Holden’s chapter about the elevator guy coming to collect the five dollars has always bugged me. Why does that girl Sunny let him do that to Holden? She ought to feel grateful. Holden wasn’t mean to her. She didn’t even have to do what she was supposedly paid to do.

That decision by Holden I understand completely. As badly as I want to have sex, I don’t like to think I would do it with a total stranger, totally cold like that, no buildup, no conversation, no relationship. She didn’t know him, didn’t care about him. It would be mechanical, unfeeling. Is he that desperate for company? Mack says none of that matters, it just happens. And that does make sense. Sometimes I can be standing next to a girl in line or watching a movie with a girl in a bathing suit, and I have to excuse myself. It’s embarrassing.

Plus, how awful would it be to not know who else she’s been with recently? Or even just kissed. I mean, you can’t ever be sure, but with someone you know beforehand, like from school or whatever, at least you kind of know who she bums around with. You have a pretty good idea of the last guy she hooked up with.

What’s worse is old Sunny in Holden’s hotel room doesn’t pay any attention at all to how Holden’s feeling. She’s just there angling for money. A lousy five dollars at that. Even as bad off as my parents are with the medical bills and the lawyer’s fees, I have trouble imagining how five dollars could be that important to anyone, even back in the last century or whenever Salinger wrote Catcher. Sunny and the elevator guy just stick it to Holden because they can. Because he’s alone and young. That truly stinks.

The question that keeps bugging me is, could Holden have done something to prevent the whole episode? Is that the reason he tells us every embarrassing detail? The hairy chest who corners him, and his crying when they take the money from his wallet. He didn’t have to tell that part. If he weren’t feeling so depressed about school and having trouble connecting with old friends, he wouldn’t say yes when the elevator guy suggests the girl in the first place. And he sure as hell wouldn’t open the door to her that second time.

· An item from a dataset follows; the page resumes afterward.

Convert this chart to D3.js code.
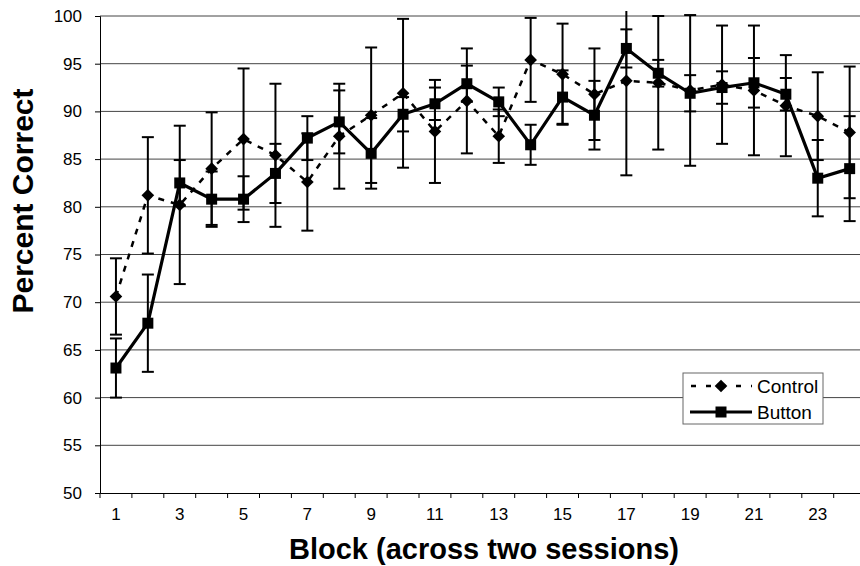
<!DOCTYPE html>
<html>
<head>
<meta charset="utf-8">
<script src="https://cdn.jsdelivr.net/npm/d3@7"></script>
<style>
  body { margin: 0; background: #fff; }
  text { font-family: "Liberation Sans", Arial, sans-serif; }
</style>
</head>
<body>
<div id="chart"></div>
<script>
// データ
var blocks = d3.range(1, 25);
var control = [70.6, 81.2, 80.2, 84.0, 87.1, 85.4, 82.6, 87.4, 89.6, 91.9, 87.9, 91.1,
               87.4, 95.4, 93.9, 91.8, 93.2, 93.0, 92.2, 92.8, 92.2, 90.6, 89.5, 87.8];
var controlErr = [4.0, 6.1, 8.3, 5.9, 7.4, 7.5, 5.1, 5.5, 7.1, 7.8, 5.4, 5.5,
                  2.8, 4.4, 5.3, 4.8, 9.9, 7.0, 7.9, 6.2, 6.8, 5.3, 4.6, 6.9];
var button = [63.1, 67.8, 82.5, 80.8, 80.8, 83.5, 87.2, 88.9, 85.6, 89.7, 90.8, 92.9,
              91.0, 86.5, 91.5, 89.6, 96.6, 94.0, 91.9, 92.5, 93.0, 91.8, 83.0, 84.0];
var buttonErr = [3.1, 5.1, 2.4, 2.9, 2.4, 3.1, 2.3, 3.3, 3.7, 1.8, 1.7, 1.9,
                 1.5, 2.1, 2.8, 3.6, 2.0, 1.4, 1.9, 1.7, 2.6, 1.7, 4.0, 5.5];
var yTicks = d3.range(50, 101, 5);
var xLabels = blocks.filter(b => b % 2 == 1);

var width = 860, height = 566;
var plotLeft = 100, plotTop = 16, plotBottom = 493;
var band = 31.9;

var svg = d3.select("#chart")
  .append("svg")
  .attr("width", width)
  .attr("height", height);

var x = d3.scaleBand().domain(blocks).range([plotLeft, plotLeft + band * blocks.length]);
var y = d3.scaleLinear().domain([50, 100]).range([plotBottom, plotTop]);
var cx = b => x(b) + x.bandwidth() / 2;

// グリッド線
svg.append("g")
  .selectAll("line")
  .data(yTicks.filter(t => t > 50))
  .enter()
  .append("line")
  .attr("x1", plotLeft).attr("x2", x.range()[1])
  .attr("y1", d => y(d)).attr("y2", d => y(d))
  .attr("stroke", "#444").attr("stroke-width", 1);

// Y軸
var yAxis = svg.append("g")
  .attr("transform", "translate(" + plotLeft + ",0)")
  .call(d3.axisLeft(y).tickValues(yTicks).tickSize(5).tickPadding(13));
yAxis.selectAll("text").attr("font-size", 17).attr("fill", "#000")
  .style("font-family", "'Liberation Sans', Arial, sans-serif");
yAxis.selectAll("line, path").attr("stroke", "#000");

// X軸
var xAxis = svg.append("g")
  .attr("transform", "translate(0," + plotBottom + ")")
  .call(d3.axisBottom(x).tickValues(xLabels).tickSize(0).tickPadding(15));
xAxis.selectAll("text").attr("font-size", 17).attr("fill", "#000")
  .style("font-family", "'Liberation Sans', Arial, sans-serif");
xAxis.select("path").attr("stroke", "#000");
xAxis.selectAll(".tick line").remove();
svg.append("g")
  .selectAll("line")
  .data(d3.range(0, blocks.length + 1))
  .enter()
  .append("line")
  .attr("x1", i => plotLeft + i * x.step()).attr("x2", i => plotLeft + i * x.step())
  .attr("y1", plotBottom).attr("y2", plotBottom + 5)
  .attr("stroke", "#000");

// 軸タイトル
svg.append("text")
  .attr("x", 484).attr("y", 559)
  .attr("text-anchor", "middle")
  .attr("font-size", 29).attr("font-weight", "bold")
  .text("Block (across two sessions)");
svg.append("text")
  .attr("transform", "translate(33,201) rotate(-90)")
  .attr("text-anchor", "middle")
  .attr("font-size", 30).attr("font-weight", "bold")
  .text("Percent Correct");

// 誤差範囲のクリップ
svg.append("clipPath").attr("id", "clip")
  .append("rect").attr("x", plotLeft).attr("y", plotTop - 5)
  .attr("width", width).attr("height", plotBottom - plotTop + 5);

// ひし形は正方形を45度回転して描く
var series = [
  { name: "Control", values: control, err: controlErr, dash: "6,7", width: 2.5, size: 80, rot: 45 },
  { name: "Button", values: button, err: buttonErr, dash: null, width: 3.2, size: 121, rot: 0 }
];

var plot = svg.append("g").attr("clip-path", "url(#clip)");

series.forEach(function(s) {
  var g = plot.append("g");
  var pts = blocks.map((b, i) => ({ b: b, v: s.values[i], e: s.err[i] }));
  // 誤差棒
  var eb = g.selectAll(".err").data(pts).enter().append("g");
  eb.append("line")
    .attr("x1", d => cx(d.b)).attr("x2", d => cx(d.b))
    .attr("y1", d => y(d.v - d.e)).attr("y2", d => y(d.v + d.e))
    .attr("stroke", "#000").attr("stroke-width", 2);
  [-1, 1].forEach(function(sg) {
    eb.append("line")
      .attr("x1", d => cx(d.b) - 6).attr("x2", d => cx(d.b) + 6)
      .attr("y1", d => y(d.v + sg * d.e)).attr("y2", d => y(d.v + sg * d.e))
      .attr("stroke", "#000").attr("stroke-width", 2);
  });
  // 線
  g.append("path")
    .datum(pts)
    .attr("fill", "none")
    .attr("stroke", "#000")
    .attr("stroke-width", s.width)
    .attr("stroke-dasharray", s.dash)
    .attr("d", d3.line().x(d => cx(d.b)).y(d => y(d.v)));
  // マーカー
  g.selectAll(".pt").data(pts).enter().append("path")
    .attr("transform", d => "translate(" + cx(d.b) + "," + y(d.v) + ") rotate(" + s.rot + ")")
    .attr("d", d3.symbol().type(d3.symbolSquare).size(s.size))
    .attr("fill", "#000");
});

// 凡例
var lg = svg.append("g");
lg.append("rect")
  .attr("x", 683).attr("y", 373).attr("width", 140).attr("height", 51)
  .attr("fill", "#fff").attr("stroke", "#666").attr("stroke-width", 1);
series.forEach(function(s, i) {
  var ly = 386 + i * 26;
  lg.append("line")
    .attr("x1", 690).attr("x2", 752).attr("y1", ly).attr("y2", ly)
    .attr("stroke", "#000").attr("stroke-width", s.width)
    .attr("stroke-dasharray", s.dash ? "5,10" : null)
    .attr("stroke-dashoffset", s.dash ? -1 : null);
  lg.append("path")
    .attr("transform", "translate(721," + ly + ") rotate(" + s.rot + ")")
    .attr("d", d3.symbol().type(d3.symbolSquare).size(s.size))
    .attr("fill", "#000");
  lg.append("text")
    .attr("x", 757).attr("y", ly + 7)
    .attr("font-size", 19)
    .text(s.name);
});
</script>
</body>
</html>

Then after all that mess with them in his room he takes a bath. What kind of guy takes a bath? He fabricates the whole movie scene, which is totally silly and really out of character for someone as straight as he’s been before that. I totally understand that it’s meant to be a foil. I can hear Stepford-Hanes suggesting that. Something so off-the-wall he wouldn’t be able to go through with it, to show the real Holden, not the pretend brave king of the city. Reading it this time, the fifth or sixth time, the last three lines really hit me, though. You really worry that he’s serious, that he might be so depressed or scared of facing his parents that he would jump out the window. He totally misses the point about jumping, though. Once you jump, it doesn’t matter who the hell is looking.

From my spot in the hammock I can hear the whole conversation between Nick and Dad on the upper deck. Nick’s telling Dad about his friend Thomas Lynch, who’s failing fifth grade. As if anyone could actually fail fifth grade. It’s mostly book reports and art projects and spelling bees, how hard is that? But Nick has talked to me about Thomas before. A couple of times. His father drinks a lot and when he’s drinking, he hits. Nick’s trying to convince Dad to go and talk to Thomas’s father about AA. Dad says no.

Not “no” because he won’t talk to Mr. Lynch, but “no” because it won’t change anything. Dad’s big thing about AA and making a decision to change your life revolves around Step One of the AA philosophy. You have to acknowledge you have a problem that you can’t solve yourself. We Landons have heard the drill a hundred times.